Of course, there are also many fantastic examples of audiobook memoirs narrated by the author. Below, I have listed a few of my personal favourites. Be sure to check out Rioter Laura Sackton’s excellent discussion of Audiobook Memoirs by LGBTQ+ authors, as well, and do share your own favourites in the comments. Happy reading!
Born a Crime by Trevor Noah
Trevor Noah’s autobiographical essay collection is moving, engaging, thought-provoking, and at times really funny. It is a reflection on a childhood and youth in apartheid and post-apartheid South Africa, a commentary on poverty, gender dynamics, race relations, and domestic abuse. What’s more, it is also a love letter to Noah’s mother. I honestly could not imagine anyone else narrating it.
Becoming by Michelle Obama
In the eight years of Michelle Obama being First Lady, I thought I had learned a good amount about her. As she is a very private person, however, what the general public knew about her barely scratched the surface. Her memoir is a rare glimpse into her life and an opportunity to hear her opinions on a range of topics, including but certainly not limited to her time in the White House. The fact that she narrates the audiobook herself is a welcome addition.
Not My Father’s Son by Alan Cumming
Cumming’s memoir intertwines two narratives: memories of his childhood in Scotland, growing up under the shadow of an abusive father, and the experience of learning unexpected facts about his family while shooting an episode of Who Do You Think You Are? His writing is balanced and approachable, and his story at times heart-wrenching, at times funny, and always thoughtful and engaging. It is the type of book that – whether in print or on audio – is so engaging that can easily be finished in one sitting.
Year of Yes by Shonda Rhimes
Grey’s Anatomy. Scandal. Private Practice. How to Get Away with Murder. Even if you don’t watch any of these shows, chances are that you have heard of them. As one of the most successful people in television, Shonda Rhymes has a career people can dream of. Yet things are not always so simple or perfect. When a comment from her sister over Thanksgiving inspired her to the challenge of facing her fears and saying “yes” to experiences and actions that made her uncomfortable, it changed her life. This profound, funny memoir is the result of that year.
Salt, Fat, Acid, Heat by Samin Nosrat
Part memoir, part cookbook, this book might seem like an odd choice to listen to on audio. I certainly thought so initially. Nosrat’s writing, combined with her friendly, calm, rich voice, however, make the perfect recipe (sorry, I had to). The way I can best describe the experience of listening to Salt, Fat, Acid, Heat is immersing yourself in a cooking class.
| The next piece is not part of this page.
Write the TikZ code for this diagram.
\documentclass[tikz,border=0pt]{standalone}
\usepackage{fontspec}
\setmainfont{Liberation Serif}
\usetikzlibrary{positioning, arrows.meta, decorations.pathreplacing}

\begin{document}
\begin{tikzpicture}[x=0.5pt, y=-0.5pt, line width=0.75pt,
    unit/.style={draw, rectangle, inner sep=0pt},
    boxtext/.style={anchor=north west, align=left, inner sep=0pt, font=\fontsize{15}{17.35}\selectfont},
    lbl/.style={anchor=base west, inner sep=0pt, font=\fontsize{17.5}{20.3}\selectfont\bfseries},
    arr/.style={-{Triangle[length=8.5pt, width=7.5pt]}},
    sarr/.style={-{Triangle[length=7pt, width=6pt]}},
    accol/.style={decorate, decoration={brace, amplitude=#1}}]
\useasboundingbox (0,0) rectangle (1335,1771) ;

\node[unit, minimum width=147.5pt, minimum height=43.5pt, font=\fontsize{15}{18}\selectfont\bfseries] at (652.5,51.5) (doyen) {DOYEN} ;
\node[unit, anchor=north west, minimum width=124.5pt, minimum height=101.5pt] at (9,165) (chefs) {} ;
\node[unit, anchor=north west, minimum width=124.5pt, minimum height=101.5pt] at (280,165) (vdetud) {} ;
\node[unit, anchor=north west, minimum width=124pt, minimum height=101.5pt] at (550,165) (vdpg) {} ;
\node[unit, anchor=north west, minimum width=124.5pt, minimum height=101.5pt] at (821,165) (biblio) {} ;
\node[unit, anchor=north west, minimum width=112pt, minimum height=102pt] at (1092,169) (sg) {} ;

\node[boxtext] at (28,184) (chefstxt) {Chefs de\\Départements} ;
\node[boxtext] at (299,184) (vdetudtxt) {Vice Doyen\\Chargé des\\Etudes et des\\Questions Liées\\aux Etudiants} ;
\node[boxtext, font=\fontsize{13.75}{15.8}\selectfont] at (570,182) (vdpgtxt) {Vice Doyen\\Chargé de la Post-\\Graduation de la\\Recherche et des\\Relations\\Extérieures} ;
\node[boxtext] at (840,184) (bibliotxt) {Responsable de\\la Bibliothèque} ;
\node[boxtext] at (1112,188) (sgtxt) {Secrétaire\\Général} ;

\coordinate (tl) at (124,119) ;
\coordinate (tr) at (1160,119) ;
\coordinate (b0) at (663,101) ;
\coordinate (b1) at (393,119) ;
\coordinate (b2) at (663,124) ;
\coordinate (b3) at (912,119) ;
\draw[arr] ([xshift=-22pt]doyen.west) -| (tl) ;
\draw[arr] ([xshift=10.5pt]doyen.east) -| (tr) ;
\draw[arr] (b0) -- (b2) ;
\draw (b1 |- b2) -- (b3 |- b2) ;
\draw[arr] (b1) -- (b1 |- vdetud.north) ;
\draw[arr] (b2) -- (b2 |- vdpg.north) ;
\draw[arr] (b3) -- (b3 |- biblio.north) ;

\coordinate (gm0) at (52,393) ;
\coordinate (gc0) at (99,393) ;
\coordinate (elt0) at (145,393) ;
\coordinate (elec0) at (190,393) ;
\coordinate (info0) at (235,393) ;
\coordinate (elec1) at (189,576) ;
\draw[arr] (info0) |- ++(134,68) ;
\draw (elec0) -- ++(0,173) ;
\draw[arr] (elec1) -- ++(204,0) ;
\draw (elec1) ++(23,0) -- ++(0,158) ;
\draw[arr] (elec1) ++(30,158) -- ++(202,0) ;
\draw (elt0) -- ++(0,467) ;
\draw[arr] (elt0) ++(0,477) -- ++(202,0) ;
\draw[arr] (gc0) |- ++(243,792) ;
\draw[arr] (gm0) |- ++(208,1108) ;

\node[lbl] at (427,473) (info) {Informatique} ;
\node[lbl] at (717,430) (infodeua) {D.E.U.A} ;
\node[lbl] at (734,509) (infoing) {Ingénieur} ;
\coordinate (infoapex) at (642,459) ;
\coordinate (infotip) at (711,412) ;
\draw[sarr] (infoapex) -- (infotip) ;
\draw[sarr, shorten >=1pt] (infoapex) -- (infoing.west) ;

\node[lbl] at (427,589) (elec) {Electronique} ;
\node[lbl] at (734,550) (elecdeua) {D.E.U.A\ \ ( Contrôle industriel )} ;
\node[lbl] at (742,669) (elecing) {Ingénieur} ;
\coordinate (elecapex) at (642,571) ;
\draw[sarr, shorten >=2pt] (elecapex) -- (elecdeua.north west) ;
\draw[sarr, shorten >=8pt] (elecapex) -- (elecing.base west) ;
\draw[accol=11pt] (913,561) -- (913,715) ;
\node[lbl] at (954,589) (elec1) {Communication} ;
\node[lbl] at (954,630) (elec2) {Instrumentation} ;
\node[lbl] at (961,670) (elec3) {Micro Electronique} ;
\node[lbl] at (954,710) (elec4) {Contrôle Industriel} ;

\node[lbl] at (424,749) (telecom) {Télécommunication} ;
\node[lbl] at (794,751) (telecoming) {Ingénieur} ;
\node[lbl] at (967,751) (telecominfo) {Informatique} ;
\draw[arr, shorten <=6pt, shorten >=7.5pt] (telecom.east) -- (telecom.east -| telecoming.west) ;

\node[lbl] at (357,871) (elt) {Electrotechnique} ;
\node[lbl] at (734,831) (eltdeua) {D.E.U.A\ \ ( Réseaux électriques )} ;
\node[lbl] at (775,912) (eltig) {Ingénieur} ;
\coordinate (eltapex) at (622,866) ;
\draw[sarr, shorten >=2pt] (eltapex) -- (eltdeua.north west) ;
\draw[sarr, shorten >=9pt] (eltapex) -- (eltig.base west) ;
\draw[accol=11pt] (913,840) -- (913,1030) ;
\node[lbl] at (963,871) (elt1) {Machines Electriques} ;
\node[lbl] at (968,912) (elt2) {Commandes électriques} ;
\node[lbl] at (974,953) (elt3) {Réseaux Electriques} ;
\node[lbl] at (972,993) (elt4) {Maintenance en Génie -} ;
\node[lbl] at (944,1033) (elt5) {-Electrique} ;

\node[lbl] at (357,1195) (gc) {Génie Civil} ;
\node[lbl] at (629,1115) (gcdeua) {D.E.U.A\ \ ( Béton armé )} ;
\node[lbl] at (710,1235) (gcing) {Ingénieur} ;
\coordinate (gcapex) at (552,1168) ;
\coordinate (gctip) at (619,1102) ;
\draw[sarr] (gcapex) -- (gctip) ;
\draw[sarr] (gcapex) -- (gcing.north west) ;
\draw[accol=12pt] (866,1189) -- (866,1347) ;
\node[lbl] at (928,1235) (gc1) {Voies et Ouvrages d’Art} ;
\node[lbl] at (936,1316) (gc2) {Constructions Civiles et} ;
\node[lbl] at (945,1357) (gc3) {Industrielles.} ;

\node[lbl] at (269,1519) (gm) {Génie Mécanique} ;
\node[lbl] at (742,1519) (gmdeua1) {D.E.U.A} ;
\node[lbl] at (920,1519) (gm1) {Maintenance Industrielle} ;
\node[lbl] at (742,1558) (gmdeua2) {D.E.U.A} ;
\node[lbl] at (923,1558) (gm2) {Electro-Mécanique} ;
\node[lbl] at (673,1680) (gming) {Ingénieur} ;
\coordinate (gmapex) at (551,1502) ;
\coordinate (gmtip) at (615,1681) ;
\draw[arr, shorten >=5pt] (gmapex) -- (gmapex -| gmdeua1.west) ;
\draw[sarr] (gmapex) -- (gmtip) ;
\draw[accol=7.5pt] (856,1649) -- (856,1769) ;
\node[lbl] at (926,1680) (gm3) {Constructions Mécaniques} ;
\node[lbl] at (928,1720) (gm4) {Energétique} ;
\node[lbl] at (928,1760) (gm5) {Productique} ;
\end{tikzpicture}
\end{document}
Nosrat goes through the four core elements of cooking clearly, while at the same time relating her own memories of encountering and understating them. Yes, there are recipes in this book, but really, it is a guide for a lifetime of cooking.
Prisoner by Jason Rezaian
Prisoner tells the story of the 544 days Rezaian spent in the infamous Evin prison in Iran. The story is at times funny – humor being a survival mechanism through solitary confinement, uncertainty, and daily interrogations – at times somber. In addition to recounting the tale of his arrest, imprisonment, and eventual release, Rezaian provides a poignant political and cultural commentary, and talks about his childhood and his family. Given the current political climate, I feel that Rezaian’s memoir could not have come at a better time.
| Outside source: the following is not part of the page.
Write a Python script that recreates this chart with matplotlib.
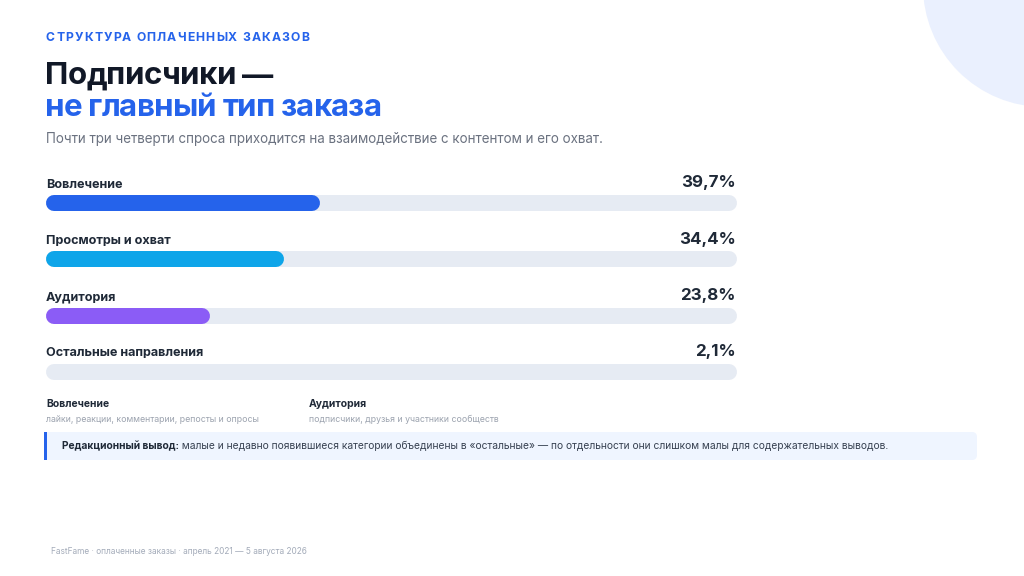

Battle Hymn of the Tiger Mother by Amy Chua
Is there such a thing as a perfect parenting style? Is one style better than another? The daughter of Chinese immigrants, Chua grew up with the skills-focused model, which includes gruelling hours of study and hard work. While, unlike the Western one, this model allows for little development of individual interests and desires, the argument is that it prepares children for success later in life. Chua’s notions were challenged when she became a mother herself, however. Filled with self-deprecating humour, this memoir presents an interesting, thought-provoking examination on parenting.